Incompatible with justice

The details of the national budget bill for the next Iranian fiscal year, which begins on March 21, 2019, have not been released yet.
It is expected that this time both the administration and the parliament join hands to put a partial if not complete end to the heavily subsidized gasoline.
When approving the current year’s budget, the parliament voted against the administration’s proposal to increase gasoline price by 50 percent. The parliamentarians used the December 2017 protests as an excuse to vote against the price increase.
However, with the exit of the Trump administration from the 2015 nuclear deal and the return of illegal sanctions, the prices of almost all commodities, even basic food commodities such as milk and meat, have increased greatly and it is only gasoline which has remained at a fixed price.
With the return of sanctions, which led to a sharp devaluation of the national currency, the trafficking of gasoline and diesel has increased. This problem existed even before the devaluation of the national currency, but it has surged greatly. Some figures now put the volume of gasoline trafficked to neighboring countries between 10-40 million barrels per day.

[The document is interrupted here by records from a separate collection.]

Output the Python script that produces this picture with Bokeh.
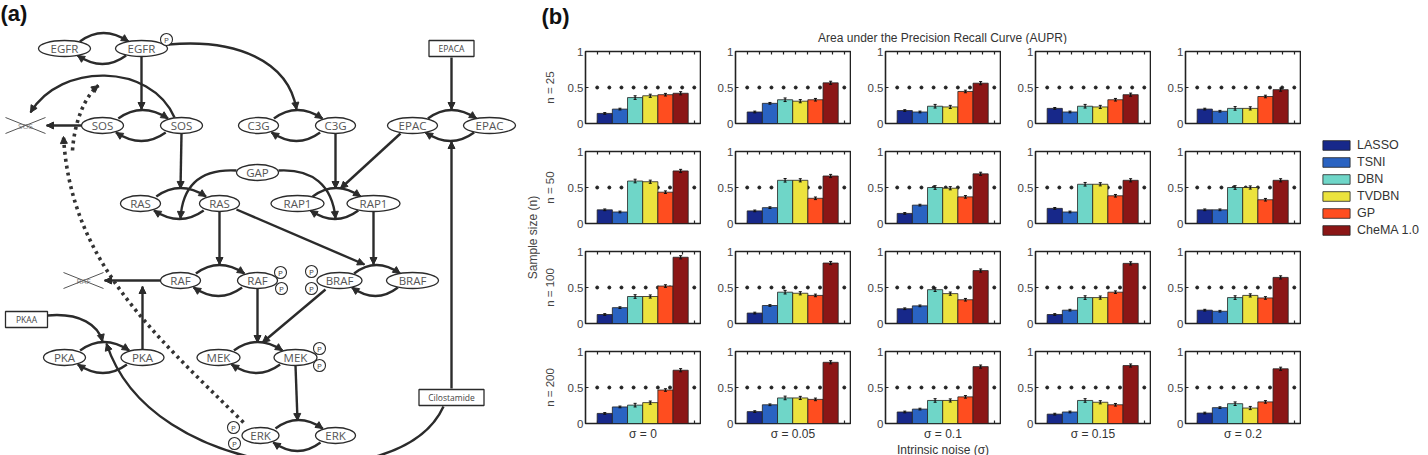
import math
from bokeh.plotting import figure
from bokeh.layouts import row, column
from bokeh.models import (Range1d, FixedTicker, LinearAxis, Legend, LegendItem,
                          Arrow, NormalHead, ColumnDataSource)
from bokeh.core.properties import value
from bokeh.embed import file_html
from bokeh.resources import INLINE

# ---------------- data: panel (b) ----------------
METHODS = ["LASSO", "TSNI", "DBN", "TVDBN", "GP", "CheMA 1.0"]
COLORS = ["#17288a", "#2a63c2", "#6fd6c8", "#ece33d", "#ff4d1f", "#8b1616"]
SIGMA_LABELS = ["σ = 0", "σ = 0.05", "σ = 0.1", "σ = 0.15", "σ = 0.2"]
N_LABELS = ["n = 25", "n = 50", "n = 100", "n = 200"]
Y_TICKS = [0, 0.5, 1]
REF_LEVEL = 0.5

# each list: one row of 5 panels (sigma = 0 ... 0.2), 6 methods per panel
AUPR_N25 = [
    [0.14, 0.20, 0.36, 0.385, 0.40, 0.42],
    [0.16, 0.28, 0.33, 0.31, 0.33, 0.565],
    [0.18, 0.16, 0.24, 0.23, 0.445, 0.56],
    [0.21, 0.16, 0.24, 0.23, 0.33, 0.40],
    [0.20, 0.17, 0.21, 0.21, 0.375, 0.47],
]
AUPR_N50 = [
    [0.19, 0.16, 0.59, 0.58, 0.435, 0.73],
    [0.175, 0.22, 0.60, 0.60, 0.35, 0.66],
    [0.14, 0.255, 0.50, 0.49, 0.37, 0.69],
    [0.21, 0.16, 0.545, 0.545, 0.385, 0.60],
    [0.19, 0.19, 0.50, 0.50, 0.33, 0.60],
]
AUPR_N100 = [
    [0.125, 0.22, 0.375, 0.375, 0.52, 0.92],
    [0.145, 0.25, 0.435, 0.42, 0.39, 0.84],
    [0.205, 0.245, 0.47, 0.415, 0.33, 0.735],
    [0.125, 0.185, 0.36, 0.36, 0.435, 0.835],
    [0.185, 0.17, 0.36, 0.39, 0.355, 0.64],
]
AUPR_N200 = [
    [0.14, 0.23, 0.255, 0.29, 0.465, 0.74],
    [0.165, 0.26, 0.355, 0.355, 0.335, 0.85],
    [0.16, 0.20, 0.32, 0.32, 0.37, 0.79],
    [0.13, 0.16, 0.32, 0.295, 0.26, 0.805],
    [0.145, 0.22, 0.275, 0.215, 0.30, 0.76],
]
ERR = [0.012, 0.012, 0.025, 0.022, 0.018, 0.022]

TITLE_B = "Area under the Precision Recall Curve (AUPR)"
XLABEL_B = "Intrinsic noise (σ)"
YLABEL_B = "Sample size (n)"

# ---------------- data: panel (a) network ----------------
NODE_LABELS = ["EGFR", "EGFR", "SOS", "SOS", "C3G", "C3G", "EPAC", "EPAC", "GAP",
               "RAS", "RAS", "RAP1", "RAP1", "RAF", "RAF", "BRAF", "BRAF",
               "PKA", "PKA", "MEK", "MEK", "ERK", "ERK"]
NODE_X = [64, 141, 102, 181, 258, 335, 412, 489, 257, 140, 219, 297, 373,
          180, 257, 339, 412, 64, 142, 218, 295, 260, 335]
NODE_Y = [48, 48, 125, 125, 125, 125, 125, 125, 172, 203, 203, 203, 203,
          280, 280, 280, 280, 357, 357, 357, 357, 435, 435]
NODE_W = [52, 52, 42, 42, 40, 40, 50, 52, 42, 40, 40, 53, 53,
          40, 40, 45, 52, 42, 43, 43, 43, 37, 40]
CYCLES = [(0, 1), (2, 3), (4, 5), (6, 7), (9, 10), (11, 12), (13, 14),
          (15, 16), (17, 18), (19, 20), (21, 22)]
BOX_LABELS = ["EPACA", "PKAA", "Cilostamide"]
BOX_X = [451, 26, 451]
BOX_Y = [48, 319, 397]
BOX_W = [45, 42, 65]
DEGRADED_LABELS = ["SOS", "RAF"]
DEGRADED_X = [25, 83]
DEGRADED_Y = [125, 280]
PHOS_X = [166, 280, 281, 311, 311, 319, 319, 233, 234]
PHOS_Y = [39, 272, 288, 271, 288, 348, 365, 427, 443]
STRAIGHT = [  # x0, y0, x1, y1
    (141, 56, 141, 109), (81, 125, 46, 125), (181, 133, 180, 188),
    (335, 133, 335, 188), (400, 133, 340, 188), (451, 57, 451, 109),
    (451, 388, 451, 141), (219, 211, 219, 264), (236, 209, 364, 264),
    (373, 211, 373, 264), (160, 280, 104, 280), (142, 349, 142, 286),
    (257, 288, 257, 342), (325, 289, 262, 342), (295, 365, 297, 420),
]
CURVED = [  # x0, y0, cx0, cy0, cx1, cy1, x1, y1
    (168, 44, 235, 38, 288, 60, 296, 109),
    (174, 117, 150, 62, 60, 62, 30, 112),
    (236, 170, 200, 168, 182, 185, 180, 218),
    (278, 170, 312, 168, 332, 185, 335, 218),
    (47, 315, 80, 312, 98, 325, 102, 341),
    (443, 406, 400, 500, 150, 480, 106, 343),
]
DOTTED = [
    (243, 422, 150, 330, 70, 260, 63, 136),
    (72, 150, 74, 120, 85, 95, 98, 85),
]

FONT = "Liberation Sans"
NODE_FONT = "Open Sans"
INK = "#2b2b2b"


def blank(p):
    p.xgrid.grid_line_color = None
    p.ygrid.grid_line_color = None
    p.outline_line_color = None
    p.background_fill_color = "white"
    p.border_fill_color = "white"


# ---------------- panel (a) ----------------
pa = figure(width=540, height=455, x_range=Range1d(0, 540), y_range=Range1d(455, 0),
            output_backend="svg", toolbar_location=None, min_border=0,
            x_axis_location=None, y_axis_location=None)
blank(pa)

tx0, ty0, tx1, ty1, tcx, tcy = [], [], [], [], [], []
heads = dict(xs=[], ys=[], xe=[], ye=[])
for li, ri in CYCLES:
    xl, xr, y = NODE_X[li], NODE_X[ri], NODE_Y[li]
    d = xr - xl
    mid = (xl + xr) / 2
    tx0.append(xl + 0.2 * d); ty0.append(y - 7); tx1.append(xr - 0.17 * d); ty1.append(y - 7)
    tcx.append(mid); tcy.append(y - 24)
    heads["xs"].append(mid); heads["ys"].append(y - 24)
    heads["xe"].append(xr - 0.17 * d); heads["ye"].append(y - 7)
    tx0.append(xr - 0.2 * d); ty0.append(y + 7); tx1.append(xl + 0.17 * d); ty1.append(y + 7)
    tcx.append(mid); tcy.append(y + 24)
    heads["xs"].append(mid); heads["ys"].append(y + 24)
    heads["xe"].append(xl + 0.17 * d); heads["ye"].append(y + 7)
pa.quadratic(x0=tx0, y0=ty0, x1=tx1, y1=ty1, cx=tcx, cy=tcy, line_color=INK, line_width=2.4)

sx0 = [s[0] for s in STRAIGHT]; sy0 = [s[1] for s in STRAIGHT]
sx1 = [s[2] for s in STRAIGHT]; sy1 = [s[3] for s in STRAIGHT]
pa.segment(x0=sx0, y0=sy0, x1=sx1, y1=sy1, line_color=INK, line_width=2.4)
heads["xs"] += sx0; heads["ys"] += sy0; heads["xe"] += sx1; heads["ye"] += sy1

pa.bezier(x0=[c[0] for c in CURVED], y0=[c[1] for c in CURVED],
          cx0=[c[2] for c in CURVED], cy0=[c[3] for c in CURVED],
          cx1=[c[4] for c in CURVED], cy1=[c[5] for c in CURVED],
          x1=[c[6] for c in CURVED], y1=[c[7] for c in CURVED],
          line_color=INK, line_width=2.4)
heads["xs"] += [c[4] for c in CURVED]; heads["ys"] += [c[5] for c in CURVED]
heads["xe"] += [c[6] for c in CURVED]; heads["ye"] += [c[7] for c in CURVED]

pa.bezier(x0=[c[0] for c in DOTTED], y0=[c[1] for c in DOTTED],
          cx0=[c[2] for c in DOTTED], cy0=[c[3] for c in DOTTED],
          cx1=[c[4] for c in DOTTED], cy1=[c[5] for c in DOTTED],
          x1=[c[6] for c in DOTTED], y1=[c[7] for c in DOTTED],
          line_color="#333333", line_width=3.6, line_dash="3 4")
heads["xs"] += [c[4] for c in DOTTED]; heads["ys"] += [c[5] for c in DOTTED]
heads["xe"] += [c[6] for c in DOTTED]; heads["ye"] += [c[7] for c in DOTTED]

head_src = ColumnDataSource(dict(x_start=heads["xs"], y_start=heads["ys"],
                                 x_end=heads["xe"], y_end=heads["ye"]))
pa.add_layout(Arrow(source=head_src, x_start="x_start", y_start="y_start",
                    x_end="x_end", y_end="y_end", line_alpha=0,
                    end=NormalHead(size=7, fill_color=INK, line_color=INK, line_width=1)))

pa.ellipse(x=NODE_X, y=NODE_Y, width=NODE_W, height=16, fill_color="white",
           line_color=INK, line_width=1.3)
pa.text(x=NODE_X, y=NODE_Y, text=NODE_LABELS, text_align="center", text_baseline="middle",
        text_font=value(NODE_FONT), text_font_size="11.5px", text_color="#555555")
pa.rect(x=BOX_X, y=BOX_Y, width=BOX_W, height=16, fill_color="white",
        line_color=INK, line_width=1.3)
pa.text(x=BOX_X, y=BOX_Y, text=BOX_LABELS, text_align="center", text_baseline="middle",
        text_font=value(NODE_FONT), text_font_size="8.5px", text_color="#444444")
pa.text(x=DEGRADED_X, y=DEGRADED_Y, text=DEGRADED_LABELS, text_align="center",
        text_baseline="middle", text_font=value(NODE_FONT), text_font_size="8px",
        text_color="#888888")
pa.segment(x0=[x - 20 for x in DEGRADED_X] * 2,
           y0=[y - 8 for y in DEGRADED_Y] + [y + 8 for y in DEGRADED_Y],
           x1=[x + 20 for x in DEGRADED_X] * 2,
           y1=[y + 8 for y in DEGRADED_Y] + [y - 8 for y in DEGRADED_Y],
           line_color="#555555", line_width=1)
pa.circle(x=PHOS_X, y=PHOS_Y, radius=6, fill_color="white", line_color=INK, line_width=1.1)
pa.text(x=PHOS_X, y=PHOS_Y, text=["P"] * len(PHOS_X), text_align="center",
        text_baseline="middle", text_font=value(NODE_FONT), text_font_size="8px",
        text_color="#444444")
pa.text(x=[0], y=[13], text=["(a)"], text_baseline="middle", text_font=value(FONT),
        text_font_size="22px", text_font_style="bold", text_color="#111111")
pa.text(x=[532], y=[237], text=[YLABEL_B], text_align="center", text_baseline="middle",
        angle=math.pi / 2, text_font=value(FONT), text_font_size="12px", text_color="#444444")

# ---------------- panel (b) header ----------------
ph = figure(width=760, height=44, x_range=Range1d(540, 1300), y_range=Range1d(44, 0),
            output_backend="svg", toolbar_location=None, min_border=0,
            x_axis_location=None, y_axis_location=None)
blank(ph)
ph.text(x=[541], y=[16], text=["(b)"], text_baseline="middle", text_font=value(FONT),
        text_font_size="22px", text_font_style="bold", text_color="#111111")
ph.text(x=[942], y=[37], text=[TITLE_B], text_align="center", text_baseline="middle",
        text_font=value(FONT), text_font_size="12px", text_color="#333333")

# ---------------- panel (b) grid ----------------
X_TICKS = [-0.5 + 0.8 * k for k in range(9)]
XR = (-1.27, 6.31)


def make_panel(vals, r, c):
    p = figure(frame_width=115, frame_height=72, x_range=Range1d(*XR), y_range=Range1d(0, 1),
               output_backend="svg", toolbar_location=None,
               x_axis_location=None, y_axis_location=None,
               min_border_left=44 if c == 0 else 34, min_border_right=1,
               min_border_top=7 if r == 0 else 14, min_border_bottom=32 if r == 3 else 14)
    blank(p)
    p.outline_line_color = "#222222"
    p.outline_line_width = 1.6
    for loc in ("below", "above"):
        ax = LinearAxis(ticker=FixedTicker(ticks=[], minor_ticks=X_TICKS), axis_line_color=None,
                        major_tick_line_color=None, minor_tick_in=3, minor_tick_out=0,
                        minor_tick_line_color="#222222", minor_tick_line_width=1.2,
                        major_label_standoff=0)
        if loc == "below" and r == 3:
            ax.axis_label = SIGMA_LABELS[c] + ("\n" + XLABEL_B if c == 2 else "")
            ax.axis_label_text_font = FONT
            ax.axis_label_text_font_size = "12px"
            ax.axis_label_text_font_style = "normal"
            ax.axis_label_text_color = "#333333"
            ax.axis_label_text_line_height = 1.15
            ax.axis_label_standoff = 3
        p.add_layout(ax, loc)
    yax = LinearAxis(ticker=FixedTicker(ticks=Y_TICKS), axis_line_color=None,
                     major_tick_in=3, major_tick_out=0, major_tick_line_color="#222222",
                     minor_tick_line_color=None,
                     major_label_overrides={0: "0", 0.5: "0.5", 1: "1"},
                     major_label_text_font=FONT, major_label_text_font_size="11.5px",
                     major_label_text_color="#444444", major_label_standoff=2)
    if c == 0:
        yax.axis_label = N_LABELS[r]
        yax.axis_label_text_font = FONT
        yax.axis_label_text_font_size = "11.5px"
        yax.axis_label_text_font_style = "normal"
        yax.axis_label_text_color = "#444444"
        yax.axis_label_standoff = 9
    p.add_layout(yax, "left")

    xs = list(range(len(METHODS)))
    src = ColumnDataSource(dict(
        x=xs, top=vals, color=COLORS,
        lo=[v - e for v, e in zip(vals, ERR)], hi=[v + e for v, e in zip(vals, ERR)],
        cl=[x - 0.1 for x in xs], cr=[x + 0.1 for x in xs]))
    p.scatter(x=X_TICKS, y=[REF_LEVEL] * len(X_TICKS), size=3, color="#222222")
    p.vbar(x="x", top="top", width=1, fill_color="color", line_color="#222222",
           line_width=0.8, source=src, level="overlay")
    p.segment(x0="x", y0="lo", x1="x", y1="hi", line_color="#111111", line_width=1.2,
              source=src, level="overlay")
    p.segment(x0="cl", y0="hi", x1="cr", y1="hi", line_color="#111111", line_width=1,
              source=src, level="overlay")
    p.segment(x0="cl", y0="lo", x1="cr", y1="lo", line_color="#111111", line_width=1,
              source=src, level="overlay")
    return p


rows = []
for r, data in enumerate([AUPR_N25, AUPR_N50, AUPR_N100, AUPR_N200]):
    rows.append(row([make_panel(data[c], r, c) for c in range(5)], spacing=0))
colb = column([ph] + rows, spacing=0)

# ---------------- legend ----------------
pl = figure(width=128, height=455, x_range=Range1d(-10, -9), y_range=Range1d(0, 1),
            output_backend="svg", toolbar_location=None, min_border=0,
            x_axis_location=None, y_axis_location=None)
blank(pl)
leg_src = ColumnDataSource(dict(x=list(range(len(METHODS))), top=[1] * len(METHODS),
                                color=COLORS))
leg_r = pl.vbar(x="x", top="top", width=1, fill_color="color", line_color="#222222",
                line_width=0.8, source=leg_src)
items = [LegendItem(label=m, renderers=[leg_r], index=i) for i, m in enumerate(METHODS)]
leg = Legend(items=items, location=(18, 218), glyph_width=34, glyph_height=12,
             label_height=12, spacing=3, padding=0, margin=0, border_line_color=None,
             background_fill_alpha=0, label_text_font=FONT, label_text_font_size="12.5px",
             label_text_color="#333333", label_standoff=4)
pl.add_layout(leg)

layout = row([pa, colb, pl], spacing=0)
open("out.html", "w").write(file_html(layout, INLINE))
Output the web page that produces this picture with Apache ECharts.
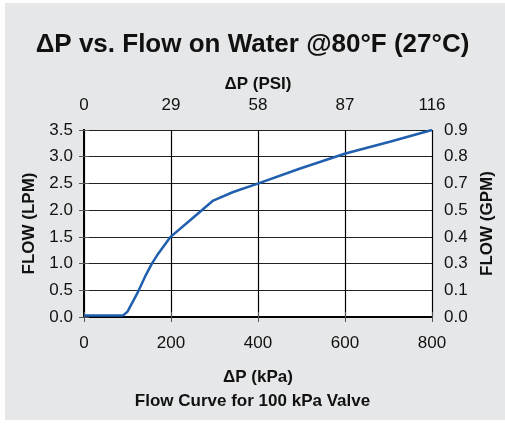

However, what is more, panicking is the rapidly rising consumption of gasoline in the country at the cost of national resources and incomes.
In total, granting subsidy to water, electricity, household gas, diesel, and gasoline over long years has led to the waste of tens of billions of dollars and irreparable damages to the society in terms of health and depletion of resources.
Yet, subsidized gasoline has been proving a nuisance to the national economy. It is not necessary to study economics to realize the repercussions of subsidized energy, especially gasoline. Surprisingly, the consumption of gasoline has reached the terrifying level of about 100 million liters per day. It means that in the 80-million Iranian population, on average, every citizen consumes 1.25 liters of gasoline every day.
Kazem Jalali, chairman of the Parliament Research Center, has said that about 60,000 billion tomans (about 14 billion dollars at the official rate) is being spent annually to subsidize gasoline. Jalali has said even the direct cash subsidy that is now being paid to millions of citizens is much lower than the sum spent to subsidize gasoline.
This amount of money that must be used to create jobs for the great number of jobless people and develop the economy is being somehow wasted.
In a country like Iran, which champions “justice” as an important principle, wasting such a huge sum of money to subsidize gasoline is, in fact, an instance of injustice. Only those who use private cars are mostly benefiting from this subsidy.
In a report on Nov. 24, the Donya-e Eqtesad newspaper said statistics by the central bank show that only 50 percent of families in Iran use private cars. This shows that the remaining 50 percent are being deprived of such a subsidy.
The wrong cycle of granting subsidy to gasoline has brought with itself chronic problems such as the production of fuel inefficient cars, air pollution, etc. But in the current situation that Donald Trump has started an economic war against Iran and created economic hardship for citizens, it is a strategic mistake to let this amount of money, which will undoubtedly continue to increase in its current speed, to be spent on subsidized gasoline.
All those officials, either parliamentarians, ministers, top managers, presidents, and so-called experts, who through their votes, decisions or advice have let billions of dollars being spent on unnecessary subsidies, have in fact been doing harm to the economy and injustice to the poor and the lower middle class society. This policy has been unintentionally in sharp contrast to their slogan of helping the poor.
Now that the government has drafted the national budget and plans to submit to the Majlis for ratification, it is essential to partially, if not fully, free up gasoline prices and allocate the money to develop public transport system across the country and subsidize basic commodities which their prices have increased under the illegal sanctions.